◆ Aim of the task ◆
Please print exactly the lines below, from the start of the material up to and including the line with "const yTickValues = [0.0, 0.2, 0.4, 0.6, 0.8, 1.0, 1.2];", but none of the pictures.

━━━ Material provided ━━━

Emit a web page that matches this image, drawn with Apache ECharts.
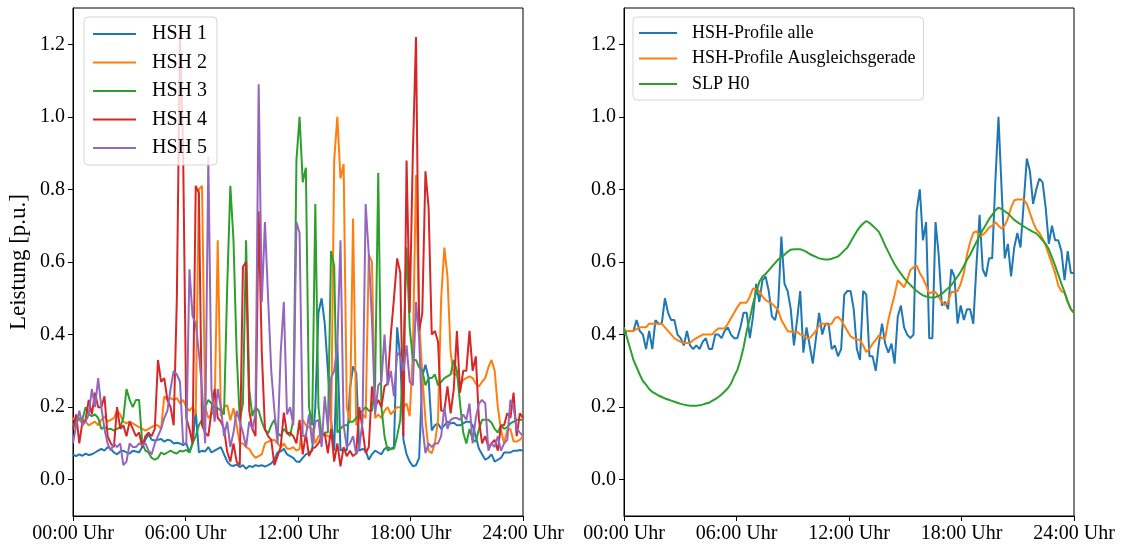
<!DOCTYPE html>
<html>
<head>
<meta charset="utf-8">
<script src="https://cdn.jsdelivr.net/npm/echarts@6/dist/echarts.min.js"></script>
<style>
  html, body { margin: 0; padding: 0; background: #fff; }
  #chart { width: 1127px; height: 547px; }
</style>
</head>
<body>
<div id="chart"></div>
<script>
// ---- tick labels ----
const xTickLabels = ['00:00 Uhr', '06:00 Uhr', '12:00 Uhr', '18:00 Uhr', '24:00 Uhr'];
const yTickValues = [0.0, 0.2, 0.4, 0.6, 0.8, 1.0, 1.2];

// ---- left panel: single households (10-min values) ----
const hsh1 = [0.07,0.065,0.07,0.066,0.072,0.068,0.07,0.075,0.08,0.085,0.08,0.09,0.085,0.075,0.07,0.078,0.08,0.075,0.072,0.08,0.078,0.075,0.09,0.11,0.125,0.11,0.108,0.11,0.112,0.105,0.11,0.108,0.1,0.102,0.1,0.095,0.1,0.075,0.1,0.19,0.075,0.08,0.078,0.09,0.075,0.08,0.085,0.09,0.07,0.05,0.04,0.038,0.042,0.035,0.04,0.03,0.038,0.035,0.04,0.038,0.04,0.036,0.04,0.045,0.055,0.075,0.078,0.085,0.07,0.065,0.06,0.05,0.049,0.06,0.07,0.074,0.08,0.2,0.46,0.5,0.43,0.3,0.165,0.08,0.376,0.08,0.085,0.08,0.25,0.312,0.294,0.08,0.085,0.08,0.055,0.07,0.08,0.075,0.07,0.085,0.09,0.085,0.09,0.42,0.337,0.11,0.07,0.05,0.037,0.04,0.06,0.285,0.317,0.28,0.136,0.15,0.155,0.14,0.15,0.16,0.155,0.157,0.15,0.15,0.155,0.16,0.16,0.15,0.12,0.085,0.07,0.055,0.06,0.07,0.05,0.055,0.06,0.075,0.075,0.075,0.08,0.08,0.082,0.08];
const hsh2 = [0.17,0.16,0.165,0.155,0.16,0.15,0.155,0.16,0.15,0.165,0.175,0.16,0.165,0.17,0.19,0.18,0.16,0.155,0.16,0.155,0.15,0.145,0.14,0.135,0.14,0.145,0.15,0.15,0.14,0.23,0.22,0.225,0.22,0.225,0.21,0.22,0.2,0.19,0.2,0.18,0.8,0.81,0.2,0.17,0.18,0.19,0.66,0.175,0.2,0.206,0.164,0.197,0.15,0.1,0.1,0.09,0.085,0.07,0.06,0.065,0.07,0.1,0.105,0.108,0.11,0.1,0.09,0.1,0.085,0.085,0.09,0.08,0.085,0.165,0.15,0.145,0.14,0.1,0.12,0.127,0.125,0.12,0.115,0.88,1.0,0.83,0.87,0.2,0.16,0.72,0.15,0.17,0.18,0.17,0.62,0.6,0.17,0.18,0.17,0.19,0.2,0.18,0.19,0.2,0.2,0.2,0.21,0.175,0.35,0.84,0.44,0.29,0.165,0.08,0.073,0.1,0.165,0.5,0.64,0.56,0.35,0.29,0.29,0.257,0.275,0.28,0.285,0.28,0.265,0.257,0.27,0.28,0.31,0.33,0.3,0.2,0.137,0.1,0.137,0.14,0.105,0.105,0.11,0.12];
const hsh3 = [0.14,0.16,0.17,0.165,0.2,0.18,0.175,0.18,0.17,0.14,0.145,0.14,0.14,0.135,0.14,0.145,0.17,0.25,0.22,0.2,0.22,0.22,0.1,0.08,0.075,0.06,0.055,0.06,0.075,0.07,0.075,0.08,0.075,0.072,0.08,0.078,0.082,0.075,0.1,0.12,0.15,0.165,0.2,0.22,0.21,0.2,0.197,0.19,0.18,0.53,0.81,0.66,0.35,0.163,0.21,0.66,0.25,0.175,0.2,0.19,0.16,0.137,0.128,0.15,0.165,0.13,0.12,0.14,0.13,0.12,0.165,0.88,1.0,0.82,0.86,0.2,0.15,0.76,0.2,0.12,0.13,0.13,0.63,0.59,0.13,0.14,0.15,0.15,0.16,0.16,0.17,0.18,0.19,0.2,0.19,0.19,0.26,0.845,0.2,0.12,0.08,0.085,0.085,0.12,0.165,0.34,0.64,0.42,0.33,0.33,0.31,0.3,0.26,0.28,0.28,0.29,0.26,0.27,0.28,0.285,0.29,0.33,0.3,0.21,0.13,0.1,0.14,0.11,0.105,0.14,0.165,0.165,0.165,0.157,0.14,0.13,0.15,0.14,0.145,0.155,0.16,0.165,0.165,0.165];
const hsh4 = [0.14,0.18,0.1,0.16,0.165,0.22,0.18,0.24,0.2,0.2,0.23,0.12,0.1,0.09,0.2,0.14,0.15,0.12,0.16,0.14,0.12,0.13,0.09,0.12,0.13,0.12,0.14,0.33,0.27,0.28,0.22,0.2,0.15,0.5,1.22,0.9,0.17,0.14,0.1,0.81,0.79,0.15,0.13,0.12,0.19,0.25,0.17,0.16,0.14,0.077,0.05,0.1,0.05,0.04,0.587,0.6,0.19,0.14,0.12,0.74,0.35,0.14,0.12,0.11,0.04,0.065,0.09,0.185,0.127,0.13,0.12,0.1,0.165,0.07,0.127,0.065,0.085,0.09,0.1,0.12,0.127,0.073,0.14,0.05,0.1,0.037,0.09,0.065,0.08,0.065,0.073,0.2,0.14,0.073,0.09,0.257,0.2,0.22,0.2,0.257,0.265,0.4,0.5,0.61,0.57,0.12,0.88,0.46,0.9,1.22,0.41,0.46,0.85,0.75,0.4,0.41,0.38,0.19,0.19,0.257,0.183,0.25,0.41,0.24,0.3,0.3,0.41,0.3,0.34,0.165,0.1,0.12,0.09,0.1,0.11,0.08,0.15,0.15,0.183,0.17,0.24,0.12,0.183,0.17];
const hsh5 = [0.1,0.15,0.19,0.15,0.16,0.18,0.25,0.2,0.28,0.2,0.14,0.1,0.08,0.1,0.09,0.1,0.04,0.05,0.1,0.09,0.09,0.1,0.095,0.1,0.08,0.07,0.1,0.12,0.14,0.17,0.19,0.25,0.3,0.29,0.27,0.1,0.1,0.58,0.45,0.43,0.35,0.25,0.1,0.89,0.25,0.16,0.25,0.2,0.12,0.16,0.09,0.13,0.19,0.16,0.13,0.09,0.16,0.14,0.18,1.09,0.49,0.71,0.5,0.3,0.19,0.1,0.35,0.49,0.18,0.2,0.15,0.71,0.68,0.12,0.12,0.18,0.1,0.16,0.165,0.09,0.23,0.14,0.28,0.3,0.37,0.66,0.15,0.09,0.1,0.12,0.07,0.09,0.16,0.76,0.62,0.44,0.18,0.26,0.27,0.4,0.26,0.3,0.23,0.35,0.34,0.3,0.37,0.27,0.26,0.49,0.39,0.15,0.073,0.1,0.09,0.1,0.1,0.12,0.2,0.14,0.165,0.17,0.17,0.165,0.18,0.165,0.21,0.1,0.17,0.21,0.22,0.21,0.08,0.1,0.09,0.12,0.08,0.1,0.11,0.22,0.2,0.14,0.13,0.12];

// ---- right panel: aggregated profiles ----
const profileAlle = [0.40,0.41,0.41,0.41,0.44,0.41,0.40,0.36,0.41,0.36,0.44,0.43,0.43,0.50,0.46,0.44,0.44,0.40,0.39,0.37,0.41,0.37,0.36,0.37,0.36,0.38,0.39,0.36,0.36,0.40,0.40,0.39,0.41,0.42,0.40,0.39,0.39,0.42,0.46,0.46,0.39,0.45,0.54,0.49,0.55,0.56,0.52,0.45,0.44,0.48,0.67,0.54,0.52,0.47,0.37,0.44,0.52,0.35,0.42,0.37,0.32,0.39,0.46,0.40,0.43,0.43,0.36,0.37,0.34,0.36,0.51,0.52,0.52,0.47,0.36,0.33,0.52,0.51,0.34,0.34,0.30,0.375,0.43,0.375,0.35,0.375,0.32,0.45,0.48,0.42,0.40,0.39,0.40,0.74,0.80,0.66,0.71,0.39,0.39,0.71,0.62,0.48,0.49,0.47,0.58,0.56,0.43,0.48,0.44,0.47,0.47,0.43,0.59,0.73,0.58,0.56,0.61,0.61,0.82,1.00,0.80,0.61,0.65,0.56,0.64,0.68,0.64,0.76,0.885,0.85,0.76,0.80,0.83,0.82,0.75,0.65,0.70,0.66,0.66,0.63,0.55,0.63,0.57,0.57];
const profileFit = [0.41,0.41,0.41,0.41,0.415,0.42,0.42,0.42,0.43,0.43,0.43,0.43,0.43,0.42,0.41,0.40,0.39,0.385,0.38,0.377,0.377,0.377,0.385,0.39,0.395,0.40,0.40,0.40,0.40,0.41,0.417,0.417,0.417,0.43,0.445,0.46,0.475,0.488,0.488,0.488,0.505,0.527,0.525,0.52,0.505,0.495,0.49,0.485,0.477,0.467,0.44,0.425,0.41,0.408,0.408,0.408,0.40,0.398,0.39,0.39,0.40,0.41,0.425,0.43,0.43,0.425,0.43,0.445,0.449,0.44,0.425,0.41,0.395,0.39,0.387,0.385,0.37,0.352,0.36,0.375,0.385,0.398,0.39,0.39,0.44,0.476,0.51,0.55,0.54,0.53,0.55,0.578,0.585,0.59,0.57,0.555,0.536,0.513,0.517,0.517,0.504,0.49,0.481,0.49,0.517,0.517,0.52,0.54,0.57,0.62,0.655,0.68,0.685,0.67,0.675,0.683,0.695,0.70,0.71,0.70,0.692,0.70,0.72,0.75,0.77,0.772,0.772,0.772,0.76,0.735,0.71,0.69,0.68,0.665,0.645,0.62,0.595,0.57,0.535,0.52,0.515,0.49,0.47,0.46];
const slpH0 = [0.42,0.39,0.36,0.33,0.31,0.29,0.272,0.262,0.25,0.242,0.237,0.232,0.228,0.224,0.221,0.218,0.215,0.212,0.209,0.207,0.205,0.204,0.204,0.204,0.205,0.207,0.21,0.212,0.217,0.222,0.228,0.235,0.243,0.252,0.265,0.285,0.302,0.33,0.365,0.41,0.445,0.485,0.515,0.545,0.56,0.567,0.577,0.587,0.597,0.607,0.614,0.62,0.628,0.634,0.635,0.635,0.635,0.632,0.628,0.622,0.618,0.614,0.61,0.608,0.607,0.607,0.609,0.612,0.615,0.623,0.632,0.64,0.655,0.67,0.685,0.697,0.706,0.713,0.708,0.70,0.692,0.683,0.665,0.645,0.628,0.61,0.594,0.58,0.568,0.556,0.546,0.537,0.528,0.52,0.514,0.508,0.505,0.503,0.502,0.503,0.507,0.512,0.52,0.528,0.536,0.548,0.56,0.573,0.589,0.606,0.62,0.638,0.655,0.672,0.688,0.703,0.718,0.73,0.742,0.75,0.746,0.74,0.734,0.725,0.716,0.71,0.704,0.698,0.693,0.688,0.683,0.679,0.67,0.66,0.65,0.635,0.613,0.59,0.565,0.54,0.518,0.49,0.47,0.46];

const COLORS = ['#1f77b4', '#ff7f0e', '#2ca02c', '#d62728', '#9467bd'];
const FONT = '"Liberation Serif", "DejaVu Serif", serif';

function toXY(arr) {
  const n = arr.length;
  return arr.map((v, i) => [i * 24 / (n - 1), v]);
}

function xAxisCfg(gridIndex) {
  return {
    type: 'value', gridIndex, min: 0, max: 24, interval: 6,
    axisLine: { show: true, onZero: false, lineStyle: { color: '#000', width: 1 } },
    axisTick: { show: true, inside: false, length: 5, lineStyle: { color: '#000' } },
    axisLabel: {
      color: '#000', fontFamily: FONT, fontSize: 20, margin: 8,
      showMinLabel: true, showMaxLabel: true,
      formatter: v => xTickLabels[Math.round(v / 6)]
    },
    splitLine: { show: false }
  };
}
function yAxisCfg(gridIndex, name) {
  return {
    type: 'value', gridIndex, min: -0.1, max: 1.3,
    name: name || '', nameLocation: 'middle', nameRotate: 90, nameGap: 43,
    nameTextStyle: { color: '#000', fontFamily: FONT, fontSize: 23 },
    axisLine: { show: true, onZero: false, lineStyle: { color: '#000', width: 1 } },
    axisTick: { show: true, inside: false, length: 5, lineStyle: { color: '#000' }, customValues: yTickValues },
    axisLabel: {
      color: '#000', fontFamily: FONT, fontSize: 20, margin: 8,
      customValues: yTickValues,
      formatter: v => v.toFixed(1)
    },
    splitLine: { show: false }
  };
}
function lineSeries(name, data, color, xi, yi) {
  return {
    name, type: 'line', xAxisIndex: xi, yAxisIndex: yi,
    data: toXY(data), showSymbol: false, symbol: 'none',
    lineStyle: { color, width: 2 }, itemStyle: { color },
    animation: false, clip: true
  };
}

const chart = echarts.init(document.getElementById('chart'), null, { renderer: 'canvas' });
chart.setOption({
  backgroundColor: '#fff',
  animation: false,
  grid: [
    { left: 73, top: 8, width: 450, height: 508, show: true, borderColor: '#000', borderWidth: 1, backgroundColor: 'transparent' },
    { left: 624, top: 8, width: 450, height: 508, show: true, borderColor: '#000', borderWidth: 1, backgroundColor: 'transparent' }
  ],
  xAxis: [xAxisCfg(0), xAxisCfg(1)],
  yAxis: [yAxisCfg(0, 'Leistung [p.u.]'), yAxisCfg(1)],
  legend: [
    {
      data: ['HSH 1', 'HSH 2', 'HSH 3', 'HSH 4', 'HSH 5'],
      orient: 'vertical', left: 84, top: 17,
      icon: 'rect', itemWidth: 43, itemHeight: 2, itemGap: 8.5,
      padding: [7, 10, 7, 9],
      backgroundColor: 'rgba(255,255,255,0.8)', borderColor: '#d5d5d5', borderWidth: 1, borderRadius: 4,
      textStyle: { color: '#000', fontFamily: FONT, fontSize: 20, lineHeight: 20, padding: [0, 0, 0, 11] },
      selectedMode: false
    },
    {
      data: ['HSH-Profile alle', 'HSH-Profile Ausgleichsgerade', 'SLP H0'],
      orient: 'vertical', left: 633, top: 17,
      icon: 'rect', itemWidth: 38, itemHeight: 2, itemGap: 7.5,
      padding: [7, 8, 7, 6],
      backgroundColor: 'rgba(255,255,255,0.8)', borderColor: '#d5d5d5', borderWidth: 1, borderRadius: 4,
      textStyle: { color: '#000', fontFamily: FONT, fontSize: 18, lineHeight: 18, padding: [0, 0, 0, 10] },
      selectedMode: false
    }
  ],
  series: [
    lineSeries('HSH 1', hsh1, COLORS[0], 0, 0),
    lineSeries('HSH 2', hsh2, COLORS[1], 0, 0),
    lineSeries('HSH 3', hsh3, COLORS[2], 0, 0),
    lineSeries('HSH 4', hsh4, COLORS[3], 0, 0),
    lineSeries('HSH 5', hsh5, COLORS[4], 0, 0),
    lineSeries('HSH-Profile alle', profileAlle, COLORS[0], 1, 1),
    lineSeries('HSH-Profile Ausgleichsgerade', profileFit, COLORS[1], 1, 1),
    lineSeries('SLP H0', slpH0, COLORS[2], 1, 1)
  ]
});
</script>
</body>
</html>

━━━

◆ Worked answer ◆
Emit a web page that matches this image, drawn with Apache ECharts.
<!DOCTYPE html>
<html>
<head>
<meta charset="utf-8">
<script src="https://cdn.jsdelivr.net/npm/echarts@6/dist/echarts.min.js"></script>
<style>
  html, body { margin: 0; padding: 0; background: #fff; }
  #chart { width: 1127px; height: 547px; }
</style>
</head>
<body>
<div id="chart"></div>
<script>
// ---- tick labels ----
const xTickLabels = ['00:00 Uhr', '06:00 Uhr', '12:00 Uhr', '18:00 Uhr', '24:00 Uhr'];
const yTickValues = [0.0, 0.2, 0.4, 0.6, 0.8, 1.0, 1.2];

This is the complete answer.